§ **PROBLEM**
Leave out the images; return the rest of the data exactly.
::::::::::
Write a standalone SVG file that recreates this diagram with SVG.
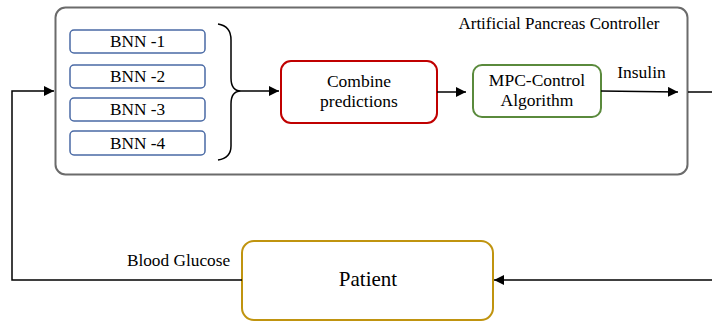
<svg xmlns="http://www.w3.org/2000/svg" width="712" height="322" viewBox="0 0 712 322" font-family="'Liberation Serif', 'Times New Roman', serif">
<defs>
<marker id="ah" viewBox="0 0 10 10" refX="10" refY="5" markerWidth="10" markerHeight="10" markerUnits="userSpaceOnUse" orient="auto">
<path d="M0,0 L10,5 L0,10 z" fill="#000"/>
</marker>
<style>
text{fill:#000;text-anchor:middle}
.bnn{fill:#fff;stroke:#4a6aa5;stroke-width:1.5}
.ln{fill:none;stroke:#000;stroke-width:1.5}
.t15{font-size:17.3px}
.t14{font-size:17.5px}
</style>
</defs>
<rect width="712" height="322" fill="#fff"/>
<g id="controller">
<rect x="55.5" y="7.5" width="632" height="167" rx="10" fill="#fff" stroke="#6b6b6b" stroke-width="2"/>
<text x="559" y="29" class="t14" style="font-size:17px">Artificial Pancreas Controller</text>
</g>
<g id="bnn1"><rect class="bnn" x="70" y="30" width="135" height="23" rx="4"/><text x="137.5" y="47" class="t15">BNN -1</text></g>
<g id="bnn2"><rect class="bnn" x="70" y="65" width="135" height="23" rx="4"/><text x="137.5" y="82" class="t15">BNN -2</text></g>
<g id="bnn3"><rect class="bnn" x="70" y="98" width="135" height="23" rx="4"/><text x="137.5" y="115" class="t15">BNN -3</text></g>
<g id="bnn4"><rect class="bnn" x="70" y="131" width="135" height="24" rx="4"/><text x="137.5" y="149" class="t15">BNN -4</text></g>
<g id="brace">
<path class="ln" d="M218,24 Q231,26 231,40 L231,78 Q231,91 241,91 Q231,91 231,104 L231,146 Q231,158 218,160"/>
</g>
<g id="combine">
<rect x="281" y="61" width="156" height="62" rx="10" fill="#fff" stroke="#c00000" stroke-width="2"/>
<text x="359" y="86.5" class="t14">Combine</text>
<text x="359" y="106.5" class="t14">predictions</text>
</g>
<g id="mpc">
<rect x="473" y="65" width="128" height="52" rx="9" fill="#fff" stroke="#5a8a3c" stroke-width="2"/>
<text x="537" y="86" class="t14">MPC-Control</text>
<text x="537" y="106" class="t14">Algorithm</text>
</g>
<g id="patient">
<rect x="242" y="241" width="251" height="79" rx="12" fill="#fff" stroke="#c0940f" stroke-width="2"/>
<text x="368" y="286" style="font-size:21px">Patient</text>
</g>
<g id="connectors">
<path class="ln" d="M241,91 L279,91" marker-end="url(#ah)"/>
<path class="ln" d="M437,92 L466,92" marker-end="url(#ah)"/>
<path class="ln" d="M601,91 L678,92" marker-end="url(#ah)"/>
<path class="ln" d="M688,92 L712,92"/>
<path class="ln" d="M712,280 L494,280" marker-end="url(#ah)"/>
<path class="ln" d="M242,280 L12,280 L12,91 L54,91" marker-end="url(#ah)"/>
<text x="641.5" y="78" class="t14">Insulin</text>
<text x="178.5" y="266" style="font-size:17.3px">Blood Glucose</text>
</g>
</svg>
::::::::::
§ **EXERCISE ANSWER**
Write a standalone SVG file that recreates this diagram with SVG.
<svg xmlns="http://www.w3.org/2000/svg" width="712" height="322" viewBox="0 0 712 322" font-family="'Liberation Serif', 'Times New Roman', serif">
<defs>
<marker id="ah" viewBox="0 0 10 10" refX="10" refY="5" markerWidth="10" markerHeight="10" markerUnits="userSpaceOnUse" orient="auto">
<path d="M0,0 L10,5 L0,10 z" fill="#000"/>
</marker>
<style>
text{fill:#000;text-anchor:middle}
.bnn{fill:#fff;stroke:#4a6aa5;stroke-width:1.5}
.ln{fill:none;stroke:#000;stroke-width:1.5}
.t15{font-size:17.3px}
.t14{font-size:17.5px}
</style>
</defs>
<rect width="712" height="322" fill="#fff"/>
<g id="controller">
<rect x="55.5" y="7.5" width="632" height="167" rx="10" fill="#fff" stroke="#6b6b6b" stroke-width="2"/>
<text x="559" y="29" class="t14" style="font-size:17px">Artificial Pancreas Controller</text>
</g>
<g id="bnn1"><rect class="bnn" x="70" y="30" width="135" height="23" rx="4"/><text x="137.5" y="47" class="t15">BNN -1</text></g>
<g id="bnn2"><rect class="bnn" x="70" y="65" width="135" height="23" rx="4"/><text x="137.5" y="82" class="t15">BNN -2</text></g>
<g id="bnn3"><rect class="bnn" x="70" y="98" width="135" height="23" rx="4"/><text x="137.5" y="115" class="t15">BNN -3</text></g>
<g id="bnn4"><rect class="bnn" x="70" y="131" width="135" height="24" rx="4"/><text x="137.5" y="149" class="t15">BNN -4</text></g>
<g id="brace">
<path class="ln" d="M218,24 Q231,26 231,40 L231,78 Q231,91 241,91 Q231,91 231,104 L231,146 Q231,158 218,160"/>
</g>
<g id="combine">
<rect x="281" y="61" width="156" height="62" rx="10" fill="#fff" stroke="#c00000" stroke-width="2"/>
<text x="359" y="86.5" class="t14">Combine</text>
<text x="359" y="106.5" class="t14">predictions</text>
</g>
<g id="mpc">
<rect x="473" y="65" width="128" height="52" rx="9" fill="#fff" stroke="#5a8a3c" stroke-width="2"/>
<text x="537" y="86" class="t14">MPC-Control</text>
<text x="537" y="106" class="t14">Algorithm</text>
</g>
<g id="patient">
<rect x="242" y="241" width="251" height="79" rx="12" fill="#fff" stroke="#c0940f" stroke-width="2"/>
<text x="368" y="286" style="font-size:21px">Patient</text>
</g>
<g id="connectors">
<path class="ln" d="M241,91 L279,91" marker-end="url(#ah)"/>
<path class="ln" d="M437,92 L466,92" marker-end="url(#ah)"/>
<path class="ln" d="M601,91 L678,92" marker-end="url(#ah)"/>
<path class="ln" d="M688,92 L712,92"/>
<path class="ln" d="M712,280 L494,280" marker-end="url(#ah)"/>
<path class="ln" d="M242,280 L12,280 L12,91 L54,91" marker-end="url(#ah)"/>
<text x="641.5" y="78" class="t14">Insulin</text>
<text x="178.5" y="266" style="font-size:17.3px">Blood Glucose</text>
</g>
</svg>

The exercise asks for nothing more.